Copy the data below exactly.
* begin DATASET EXTRACT *
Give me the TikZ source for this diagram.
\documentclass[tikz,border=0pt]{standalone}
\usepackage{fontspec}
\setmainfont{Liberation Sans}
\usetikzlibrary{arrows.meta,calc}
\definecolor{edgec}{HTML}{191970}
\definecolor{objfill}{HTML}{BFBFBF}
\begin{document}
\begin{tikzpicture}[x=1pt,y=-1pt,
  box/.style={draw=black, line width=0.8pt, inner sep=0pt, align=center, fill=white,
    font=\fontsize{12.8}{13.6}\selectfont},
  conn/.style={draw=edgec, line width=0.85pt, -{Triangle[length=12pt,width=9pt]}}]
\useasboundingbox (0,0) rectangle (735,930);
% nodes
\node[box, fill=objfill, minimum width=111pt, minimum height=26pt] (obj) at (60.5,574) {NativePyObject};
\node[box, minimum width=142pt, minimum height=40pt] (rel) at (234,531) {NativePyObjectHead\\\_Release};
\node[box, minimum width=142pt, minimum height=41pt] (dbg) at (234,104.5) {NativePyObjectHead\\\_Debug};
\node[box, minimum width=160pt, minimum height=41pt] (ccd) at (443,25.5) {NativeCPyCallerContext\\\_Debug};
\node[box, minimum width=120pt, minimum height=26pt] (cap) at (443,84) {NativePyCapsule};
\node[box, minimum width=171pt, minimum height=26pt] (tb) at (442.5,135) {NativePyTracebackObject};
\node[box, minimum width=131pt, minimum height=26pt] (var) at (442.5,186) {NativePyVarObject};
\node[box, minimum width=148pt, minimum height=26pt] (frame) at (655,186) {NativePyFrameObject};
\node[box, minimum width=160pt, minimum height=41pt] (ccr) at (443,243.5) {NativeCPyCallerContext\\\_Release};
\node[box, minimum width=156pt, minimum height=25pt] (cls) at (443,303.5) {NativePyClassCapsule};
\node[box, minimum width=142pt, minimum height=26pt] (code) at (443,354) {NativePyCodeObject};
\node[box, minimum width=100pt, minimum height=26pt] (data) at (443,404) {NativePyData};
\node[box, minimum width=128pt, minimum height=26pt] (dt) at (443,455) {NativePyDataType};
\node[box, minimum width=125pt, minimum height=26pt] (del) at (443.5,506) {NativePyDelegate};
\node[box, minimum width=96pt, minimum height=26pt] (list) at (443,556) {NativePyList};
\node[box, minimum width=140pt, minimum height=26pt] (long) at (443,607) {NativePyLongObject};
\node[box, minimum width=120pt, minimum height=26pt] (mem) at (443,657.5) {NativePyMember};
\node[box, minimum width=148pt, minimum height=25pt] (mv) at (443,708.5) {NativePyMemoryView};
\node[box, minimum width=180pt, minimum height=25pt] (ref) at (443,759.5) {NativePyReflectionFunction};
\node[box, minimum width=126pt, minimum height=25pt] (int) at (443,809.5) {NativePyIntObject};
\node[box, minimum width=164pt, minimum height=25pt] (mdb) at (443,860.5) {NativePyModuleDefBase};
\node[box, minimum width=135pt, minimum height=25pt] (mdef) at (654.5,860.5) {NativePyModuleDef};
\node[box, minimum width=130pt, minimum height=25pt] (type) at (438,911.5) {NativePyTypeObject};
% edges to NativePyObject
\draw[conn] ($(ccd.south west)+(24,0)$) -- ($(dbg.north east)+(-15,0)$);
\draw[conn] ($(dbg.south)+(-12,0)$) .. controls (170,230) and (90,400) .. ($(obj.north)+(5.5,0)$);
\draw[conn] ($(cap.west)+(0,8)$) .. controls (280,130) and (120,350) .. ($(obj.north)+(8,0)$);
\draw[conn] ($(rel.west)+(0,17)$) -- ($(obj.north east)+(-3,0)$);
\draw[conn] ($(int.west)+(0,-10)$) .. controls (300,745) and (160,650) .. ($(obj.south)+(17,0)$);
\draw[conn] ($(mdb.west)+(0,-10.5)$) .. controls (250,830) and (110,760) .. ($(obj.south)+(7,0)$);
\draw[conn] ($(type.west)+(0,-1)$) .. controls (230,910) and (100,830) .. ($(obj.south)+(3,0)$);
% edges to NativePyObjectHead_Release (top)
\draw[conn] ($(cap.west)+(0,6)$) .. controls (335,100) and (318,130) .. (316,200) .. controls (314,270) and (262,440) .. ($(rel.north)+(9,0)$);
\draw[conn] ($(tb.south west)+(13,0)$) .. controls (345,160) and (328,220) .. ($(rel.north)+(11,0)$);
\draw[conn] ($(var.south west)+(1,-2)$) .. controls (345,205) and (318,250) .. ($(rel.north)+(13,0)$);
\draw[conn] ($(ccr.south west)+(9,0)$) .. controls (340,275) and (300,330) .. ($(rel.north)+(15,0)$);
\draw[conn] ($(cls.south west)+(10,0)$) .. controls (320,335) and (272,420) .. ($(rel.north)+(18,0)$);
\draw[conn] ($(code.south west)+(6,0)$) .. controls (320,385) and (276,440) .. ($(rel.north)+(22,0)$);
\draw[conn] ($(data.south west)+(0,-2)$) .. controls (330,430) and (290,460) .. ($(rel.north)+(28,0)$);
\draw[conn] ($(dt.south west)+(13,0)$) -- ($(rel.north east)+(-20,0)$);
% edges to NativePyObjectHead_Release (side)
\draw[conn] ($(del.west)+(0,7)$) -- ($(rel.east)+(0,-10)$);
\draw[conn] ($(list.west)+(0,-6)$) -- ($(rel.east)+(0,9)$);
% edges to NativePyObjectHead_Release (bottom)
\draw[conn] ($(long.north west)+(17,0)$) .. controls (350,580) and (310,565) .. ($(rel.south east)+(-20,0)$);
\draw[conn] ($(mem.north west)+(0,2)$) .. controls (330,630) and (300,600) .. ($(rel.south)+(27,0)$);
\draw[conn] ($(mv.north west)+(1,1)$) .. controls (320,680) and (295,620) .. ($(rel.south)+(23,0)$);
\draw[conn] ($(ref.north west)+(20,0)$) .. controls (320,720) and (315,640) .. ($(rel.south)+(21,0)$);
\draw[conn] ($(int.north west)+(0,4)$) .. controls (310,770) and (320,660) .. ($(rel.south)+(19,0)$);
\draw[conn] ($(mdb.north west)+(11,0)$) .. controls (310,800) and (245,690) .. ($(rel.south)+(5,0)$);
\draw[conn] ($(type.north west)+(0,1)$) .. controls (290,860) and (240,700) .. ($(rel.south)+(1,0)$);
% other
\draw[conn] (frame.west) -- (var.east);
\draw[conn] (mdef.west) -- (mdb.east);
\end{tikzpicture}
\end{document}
* end DATASET EXTRACT *
> **TASK RESULT**:
Give me the TikZ source for this diagram.
\documentclass[tikz,border=0pt]{standalone}
\usepackage{fontspec}
\setmainfont{Liberation Sans}
\usetikzlibrary{arrows.meta,calc}
\definecolor{edgec}{HTML}{191970}
\definecolor{objfill}{HTML}{BFBFBF}
\begin{document}
\begin{tikzpicture}[x=1pt,y=-1pt,
  box/.style={draw=black, line width=0.8pt, inner sep=0pt, align=center, fill=white,
    font=\fontsize{12.8}{13.6}\selectfont},
  conn/.style={draw=edgec, line width=0.85pt, -{Triangle[length=12pt,width=9pt]}}]
\useasboundingbox (0,0) rectangle (735,930);
% nodes
\node[box, fill=objfill, minimum width=111pt, minimum height=26pt] (obj) at (60.5,574) {NativePyObject};
\node[box, minimum width=142pt, minimum height=40pt] (rel) at (234,531) {NativePyObjectHead\\\_Release};
\node[box, minimum width=142pt, minimum height=41pt] (dbg) at (234,104.5) {NativePyObjectHead\\\_Debug};
\node[box, minimum width=160pt, minimum height=41pt] (ccd) at (443,25.5) {NativeCPyCallerContext\\\_Debug};
\node[box, minimum width=120pt, minimum height=26pt] (cap) at (443,84) {NativePyCapsule};
\node[box, minimum width=171pt, minimum height=26pt] (tb) at (442.5,135) {NativePyTracebackObject};
\node[box, minimum width=131pt, minimum height=26pt] (var) at (442.5,186) {NativePyVarObject};
\node[box, minimum width=148pt, minimum height=26pt] (frame) at (655,186) {NativePyFrameObject};
\node[box, minimum width=160pt, minimum height=41pt] (ccr) at (443,243.5) {NativeCPyCallerContext\\\_Release};
\node[box, minimum width=156pt, minimum height=25pt] (cls) at (443,303.5) {NativePyClassCapsule};
\node[box, minimum width=142pt, minimum height=26pt] (code) at (443,354) {NativePyCodeObject};
\node[box, minimum width=100pt, minimum height=26pt] (data) at (443,404) {NativePyData};
\node[box, minimum width=128pt, minimum height=26pt] (dt) at (443,455) {NativePyDataType};
\node[box, minimum width=125pt, minimum height=26pt] (del) at (443.5,506) {NativePyDelegate};
\node[box, minimum width=96pt, minimum height=26pt] (list) at (443,556) {NativePyList};
\node[box, minimum width=140pt, minimum height=26pt] (long) at (443,607) {NativePyLongObject};
\node[box, minimum width=120pt, minimum height=26pt] (mem) at (443,657.5) {NativePyMember};
\node[box, minimum width=148pt, minimum height=25pt] (mv) at (443,708.5) {NativePyMemoryView};
\node[box, minimum width=180pt, minimum height=25pt] (ref) at (443,759.5) {NativePyReflectionFunction};
\node[box, minimum width=126pt, minimum height=25pt] (int) at (443,809.5) {NativePyIntObject};
\node[box, minimum width=164pt, minimum height=25pt] (mdb) at (443,860.5) {NativePyModuleDefBase};
\node[box, minimum width=135pt, minimum height=25pt] (mdef) at (654.5,860.5) {NativePyModuleDef};
\node[box, minimum width=130pt, minimum height=25pt] (type) at (438,911.5) {NativePyTypeObject};
% edges to NativePyObject
\draw[conn] ($(ccd.south west)+(24,0)$) -- ($(dbg.north east)+(-15,0)$);
\draw[conn] ($(dbg.south)+(-12,0)$) .. controls (170,230) and (90,400) .. ($(obj.north)+(5.5,0)$);
\draw[conn] ($(cap.west)+(0,8)$) .. controls (280,130) and (120,350) .. ($(obj.north)+(8,0)$);
\draw[conn] ($(rel.west)+(0,17)$) -- ($(obj.north east)+(-3,0)$);
\draw[conn] ($(int.west)+(0,-10)$) .. controls (300,745) and (160,650) .. ($(obj.south)+(17,0)$);
\draw[conn] ($(mdb.west)+(0,-10.5)$) .. controls (250,830) and (110,760) .. ($(obj.south)+(7,0)$);
\draw[conn] ($(type.west)+(0,-1)$) .. controls (230,910) and (100,830) .. ($(obj.south)+(3,0)$);
% edges to NativePyObjectHead_Release (top)
\draw[conn] ($(cap.west)+(0,6)$) .. controls (335,100) and (318,130) .. (316,200) .. controls (314,270) and (262,440) .. ($(rel.north)+(9,0)$);
\draw[conn] ($(tb.south west)+(13,0)$) .. controls (345,160) and (328,220) .. ($(rel.north)+(11,0)$);
\draw[conn] ($(var.south west)+(1,-2)$) .. controls (345,205) and (318,250) .. ($(rel.north)+(13,0)$);
\draw[conn] ($(ccr.south west)+(9,0)$) .. controls (340,275) and (300,330) .. ($(rel.north)+(15,0)$);
\draw[conn] ($(cls.south west)+(10,0)$) .. controls (320,335) and (272,420) .. ($(rel.north)+(18,0)$);
\draw[conn] ($(code.south west)+(6,0)$) .. controls (320,385) and (276,440) .. ($(rel.north)+(22,0)$);
\draw[conn] ($(data.south west)+(0,-2)$) .. controls (330,430) and (290,460) .. ($(rel.north)+(28,0)$);
\draw[conn] ($(dt.south west)+(13,0)$) -- ($(rel.north east)+(-20,0)$);
% edges to NativePyObjectHead_Release (side)
\draw[conn] ($(del.west)+(0,7)$) -- ($(rel.east)+(0,-10)$);
\draw[conn] ($(list.west)+(0,-6)$) -- ($(rel.east)+(0,9)$);
% edges to NativePyObjectHead_Release (bottom)
\draw[conn] ($(long.north west)+(17,0)$) .. controls (350,580) and (310,565) .. ($(rel.south east)+(-20,0)$);
\draw[conn] ($(mem.north west)+(0,2)$) .. controls (330,630) and (300,600) .. ($(rel.south)+(27,0)$);
\draw[conn] ($(mv.north west)+(1,1)$) .. controls (320,680) and (295,620) .. ($(rel.south)+(23,0)$);
\draw[conn] ($(ref.north west)+(20,0)$) .. controls (320,720) and (315,640) .. ($(rel.south)+(21,0)$);
\draw[conn] ($(int.north west)+(0,4)$) .. controls (310,770) and (320,660) .. ($(rel.south)+(19,0)$);
\draw[conn] ($(mdb.north west)+(11,0)$) .. controls (310,800) and (245,690) .. ($(rel.south)+(5,0)$);
\draw[conn] ($(type.north west)+(0,1)$) .. controls (290,860) and (240,700) .. ($(rel.south)+(1,0)$);
% other
\draw[conn] (frame.west) -- (var.east);
\draw[conn] (mdef.west) -- (mdb.east);
\end{tikzpicture}
\end{document}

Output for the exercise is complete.